The committee this week, tentatively passing a new sugar price stabilization bill, voted to free pet food makers from sugar import quotas.
The exemption was achieved by lumping pet foods in the same category with livestock feed, which also would be free to use non-quota sugar.
What this could mean eventually in the complex world of quotas and international trading is that pet food makers could buy their sugar for less than, say, Fido's owner could buy sugar for his breakfast coffee.
That is not to say the world is going to the dogs. It is to say that Reps. Edward R. Madigan and George M. O'Brien, Illinois Republicans, made a winning argument on behalf of a sugar-using dog-food maker at home.
Madigan, a member of the committee, presented the pet-food amendment for O'Brien, whose district includes a General Food Corp. dog food plant at Kankakee.
An aide to O'Brien explained that the congressman was concerned because the plant uses sugar, but was worried more that the blind whose seeing-eye dogs need food might be affected by the quota situation.
Was General Foods as concerned? "They certainly didn't object to this amendment," said the O'Brien aide.
No one is certain how much sugar is used in pet foods, but it is estimated that American dog food producers may use as much as 80,000 tons a year.
About a fourth of that is used by General Foods in the production of its GainesBurger patties, the market sales leader in soft-moist dog foods.
William Taylor, a General Foods spokesman at White Plains, N.Y., said the sugar is used as "a flavor enhancer, to retain moisture and to help as a preservative.
Taylor said that exempting pet food from import quotas might, in the future, help "forestall or minimize" increases in the price of Fido's fare.
According to Wayne Fletcher, a Madigan assistant, the committee this time around was merely reasserting what is had done in a 1974 sugar bill that was vetoed.
When a question arose about whether pets could be classified as livestock; he said it was resolved by checking a Webster's dictionary.
While the House may have no problem with the pet-food language, the bill may find a critic when it reaches the Senate - John Melcher (D-Mont.), a veterinarian.
Speaking as Dr.
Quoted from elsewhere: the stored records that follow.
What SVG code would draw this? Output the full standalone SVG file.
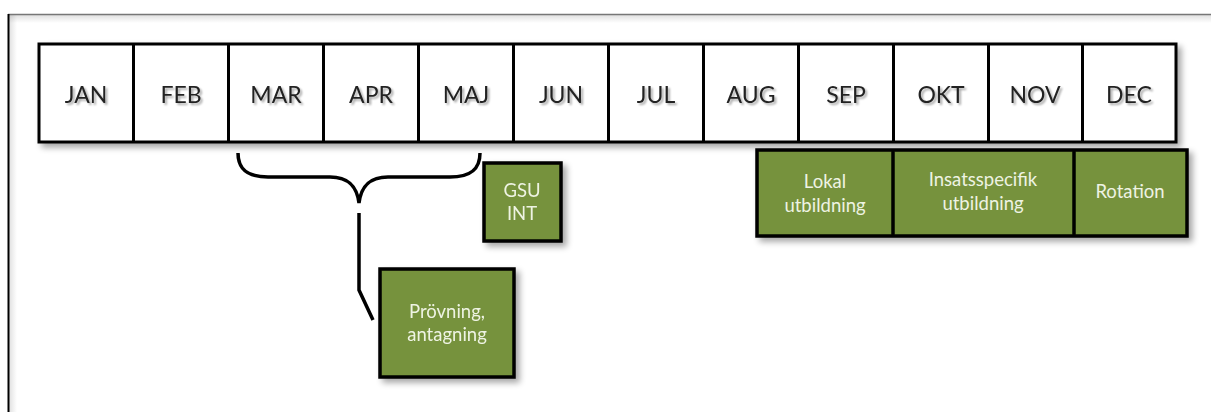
<svg xmlns="http://www.w3.org/2000/svg" width="1211" height="412" viewBox="0 0 1211 412">
<defs>
<filter id="sh" x="-20%" y="-20%" width="150%" height="150%">
<feGaussianBlur in="SourceAlpha" stdDeviation="3"/>
<feOffset dx="4" dy="4" result="b"/>
<feComponentTransfer><feFuncA type="linear" slope="0.35"/></feComponentTransfer>
<feMerge><feMergeNode/><feMergeNode in="SourceGraphic"/></feMerge>
</filter>
<filter id="tsh" x="-20%" y="-20%" width="150%" height="170%">
<feGaussianBlur in="SourceAlpha" stdDeviation="1.2"/>
<feOffset dx="1.5" dy="2"/>
<feComponentTransfer><feFuncA type="linear" slope="0.35"/></feComponentTransfer>
<feMerge><feMergeNode/><feMergeNode in="SourceGraphic"/></feMerge>
</filter>
<linearGradient id="gt" x1="0" y1="0" x2="0" y2="1"><stop offset="0" stop-color="#000" stop-opacity="0.12"/><stop offset="1" stop-color="#000" stop-opacity="0"/></linearGradient>
<linearGradient id="gl" x1="0" y1="0" x2="1" y2="0"><stop offset="0" stop-color="#000" stop-opacity="0.12"/><stop offset="1" stop-color="#000" stop-opacity="0"/></linearGradient>
</defs>
<style>
.m{fill:#fff;stroke:#000;stroke-width:3}
.mt{font-family:Lato,"Liberation Sans",sans-serif;font-size:23px;fill:#222;text-anchor:middle}
.g{fill:#76923c;stroke:#000;stroke-width:3.5}
.gt{font-family:Lato,"Liberation Sans",sans-serif;font-size:18.5px;fill:#eef3e3;text-anchor:middle}
.c{fill:none;stroke:#000;stroke-width:3.5}
</style>
<rect width="1211" height="412" fill="#fff"/>
<rect x="9" y="15" width="1202" height="8" fill="url(#gt)"/>
<rect x="9" y="15" width="8" height="397" fill="url(#gl)"/>
<line x1="8" y1="14.5" x2="1211" y2="14.5" stroke="#777" stroke-width="1.5"/>
<line x1="8.5" y1="14" x2="8.5" y2="412" stroke="#000" stroke-width="2"/>
<g id="months" filter="url(#sh)">
<rect class="m" x="39" y="44" width="1137" height="98"/>
<g stroke="#000" stroke-width="3">
<line x1="133.5" y1="44" x2="133.5" y2="142"/>
<line x1="228.5" y1="44" x2="228.5" y2="142"/>
<line x1="323.5" y1="44" x2="323.5" y2="142"/>
<line x1="418.5" y1="44" x2="418.5" y2="142"/>
<line x1="513.5" y1="44" x2="513.5" y2="142"/>
<line x1="608.5" y1="44" x2="608.5" y2="142"/>
<line x1="703.5" y1="44" x2="703.5" y2="142"/>
<line x1="798.5" y1="44" x2="798.5" y2="142"/>
<line x1="893.5" y1="44" x2="893.5" y2="142"/>
<line x1="988.5" y1="44" x2="988.5" y2="142"/>
<line x1="1082.5" y1="44" x2="1082.5" y2="142"/>
</g>
</g>
<g id="month-labels" filter="url(#tsh)">
<text class="mt" x="86" y="103">JAN</text>
<text class="mt" x="181" y="103">FEB</text>
<text class="mt" x="276" y="103">MAR</text>
<text class="mt" x="371" y="103">APR</text>
<text class="mt" x="466" y="103">MAJ</text>
<text class="mt" x="561" y="103">JUN</text>
<text class="mt" x="656" y="103">JUL</text>
<text class="mt" x="751" y="103">AUG</text>
<text class="mt" x="846" y="103">SEP</text>
<text class="mt" x="941" y="103">OKT</text>
<text class="mt" x="1035" y="103">NOV</text>
<text class="mt" x="1129" y="103">DEC</text>
</g>
<g id="connectors">
<path class="c" d="M238,153 C238,170 248,177 268,177 L330,177 C350,177 357,188 359,203 C361,188 368,177 388,177 L450,177 C470,177 480,170 480,153"/>
<path class="c" d="M359,213 L359,290 L373,320"/>
</g>
<g id="gsu" filter="url(#sh)">
<rect class="g" x="484" y="163" width="77" height="78"/>
<text class="gt" x="522" y="197">GSU</text>
<text class="gt" x="522" y="220">INT</text>
</g>
<g id="provning" filter="url(#sh)">
<rect class="g" x="380" y="269" width="134" height="108"/>
<text class="gt" x="447" y="318">Prövning,</text>
<text class="gt" x="447" y="341">antagning</text>
</g>
<g id="training" filter="url(#sh)">
<rect class="g" x="757" y="150" width="430" height="86"/>
<line x1="893" y1="150" x2="893" y2="236" stroke="#000" stroke-width="3.5"/>
<line x1="1074" y1="150" x2="1074" y2="236" stroke="#000" stroke-width="3.5"/>
</g>
<g id="lokal">
<text class="gt" x="825" y="188">Lokal</text>
<text class="gt" x="825" y="212">utbildning</text>
</g>
<g id="insats">
<text class="gt" x="983" y="186">Insatsspecifik</text>
<text class="gt" x="983" y="210">utbildning</text>
</g>
<g id="rotation">
<text class="gt" x="1130" y="198">Rotation</text>
</g>
</svg>
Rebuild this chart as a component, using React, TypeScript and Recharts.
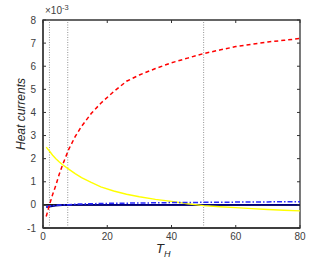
import { LineChart, Line, XAxis, YAxis, ReferenceLine, ReferenceArea } from 'recharts'

const tH = [1, 2, 3, 4, 5, 6, 8, 10, 12, 15, 18, 22, 26, 30, 35, 40, 45, 50, 55, 60, 65, 70, 75, 80]
const redCurrent = [-0.5, 0.0, 0.45, 0.85, 1.3, 1.7, 2.4, 2.95, 3.4, 3.95, 4.4, 4.9, 5.35, 5.62, 5.9, 6.15, 6.35, 6.55, 6.7, 6.85, 6.95, 7.05, 7.12, 7.2]
const yellowCurrent = [2.5, 2.33, 2.15, 2.0, 1.87, 1.75, 1.55, 1.35, 1.18, 0.97, 0.78, 0.6, 0.46, 0.35, 0.24, 0.15, 0.05, -0.03, -0.08, -0.12, -0.16, -0.2, -0.23, -0.26]
const blueCurrent = [-0.08, -0.05, -0.03, -0.02, -0.01, 0.0, 0.01, 0.03, 0.04, 0.05, 0.06, 0.07, 0.075, 0.08, 0.09, 0.1, 0.105, 0.11, 0.115, 0.12, 0.125, 0.13, 0.135, 0.14]
const navyCurrent = [-0.1, -0.07, -0.05, -0.03, -0.02, -0.01, 0, 0, 0, 0, 0, 0, 0, 0, 0, 0, 0, 0, 0, 0, 0, 0, 0, 0]
const xTicks = [0, 20, 40, 60, 80]
const yTicks = [-1, 0, 1, 2, 3, 4, 5, 6, 7, 8]
const markers = [2, 7.7, 50]

const data = tH.map((t, i) => ({
  t,
  red: redCurrent[i],
  yellow: yellowCurrent[i],
  blue: blueCurrent[i],
  navy: navyCurrent[i],
}))

const W = 332
const H = 261
const M = { top: 20, right: 32, left: 43, bottom: 33 }
const plotW = W - M.left - M.right
const plotH = H - M.top - M.bottom
const font = '"Liberation Sans", Arial, sans-serif'
const axisColor = '#333'

function XTick(props: any) {
  const { x, y, payload } = props
  return (
    <g>
      <line x1={x} y1={y} x2={x} y2={y - 3} stroke={axisColor} />
      <line x1={x} y1={y - plotH} x2={x} y2={y - plotH + 3} stroke={axisColor} />
      <text x={x} y={y + 12} textAnchor="middle" fontSize={10} fill="#404040" fontFamily={font}>
        {payload.value}
      </text>
    </g>
  )
}

function YTick(props: any) {
  const { x, y, payload } = props
  return (
    <g>
      <line x1={x} y1={y} x2={x + 3} y2={y} stroke={axisColor} />
      <line x1={x + plotW} y1={y} x2={x + plotW - 3} y2={y} stroke={axisColor} />
      <text x={x - 7} y={y + 3.5} textAnchor="end" fontSize={10} fill="#404040" fontFamily={font}>
        {payload.value}
      </text>
    </g>
  )
}

export default function App() {
  return (
    <div style={{ position: 'absolute', left: 0, top: 0, width: W, height: H, background: '#fff' }}>
      <LineChart width={W} height={H} data={data} margin={{ top: M.top, right: M.right, left: 0, bottom: 0 }}>
        <XAxis
          dataKey="t"
          type="number"
          domain={[0, 80]}
          ticks={xTicks}
          height={M.bottom}
          tickSize={0}
          tickMargin={0}
          tick={<XTick />}
          axisLine={{ stroke: axisColor, strokeWidth: 1.3 }}
        />
        <YAxis
          type="number"
          domain={[-1, 8]}
          ticks={yTicks}
          width={M.left}
          tickSize={0}
          tickMargin={0}
          tick={<YTick />}
          axisLine={{ stroke: axisColor, strokeWidth: 1.3 }}
        />
        <ReferenceArea x1={0} x2={80} y1={-1} y2={8} fill="none" stroke={axisColor} strokeWidth={1.3} />
        {markers.map((m) => (
          <ReferenceLine key={m} x={m} stroke="#777" strokeWidth={0.8} strokeDasharray="1 1.5" />
        ))}
        <ReferenceLine y={0} stroke="#1a1a1a" strokeWidth={1.8} />
        <Line dataKey="navy" stroke="#000080" strokeWidth={1.8} dot={false} isAnimationActive={false} />
        <Line dataKey="yellow" stroke="#ffff00" strokeWidth={1.4} dot={false} isAnimationActive={false} />
        <Line dataKey="blue" stroke="#2a2aff" strokeWidth={1.5} strokeDasharray="5 2 1.5 2" dot={false} isAnimationActive={false} />
        <Line dataKey="red" stroke="#ff0000" strokeWidth={1.5} strokeDasharray="4 3" dot={false} isAnimationActive={false} />
        <text x={45} y={14} fontSize={10} fill="#404040" fontFamily={font}>
          ×10<tspan dy={-4} fontSize={7.5}>-3</tspan>
        </text>
        <text
          x={25}
          y={114}
          transform="rotate(-90 25 114)"
          textAnchor="middle"
          fontSize={12}
          fontStyle="italic"
          fill="#262626"
          fontFamily={font}
        >
          Heat currents
        </text>
        <text x={156} y={253} fontSize={13} fontStyle="italic" fill="#262626" fontFamily={font}>
          T<tspan dy={4} fontSize={9}>H</tspan>
        </text>
      </LineChart>
    </div>
  )
}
Melcher, the senator said that while some dogs are crazy about candy, they don't need sugar.
"Ordinary sucrose - table sugar - is tough on them and we don't recommend it. Dogs sometimes have intestinal inflammation and diarrhea from sugar. Cats are the same way. Cats and dogs need more protein than sugar."
Sugar, Melcher continued, "tends to make Old Shep fat. Obesity leads to the same problems that we humans have. There's no need to have obesity dogs, even if they are house dogs."
Melcher said that he will look closely at the bill when and if it is taken up by the Senate.
He couldn't resist a pun. "I'll be suspicious of the bill when it comes along. Sounds like some kind of gravy train coming," he said.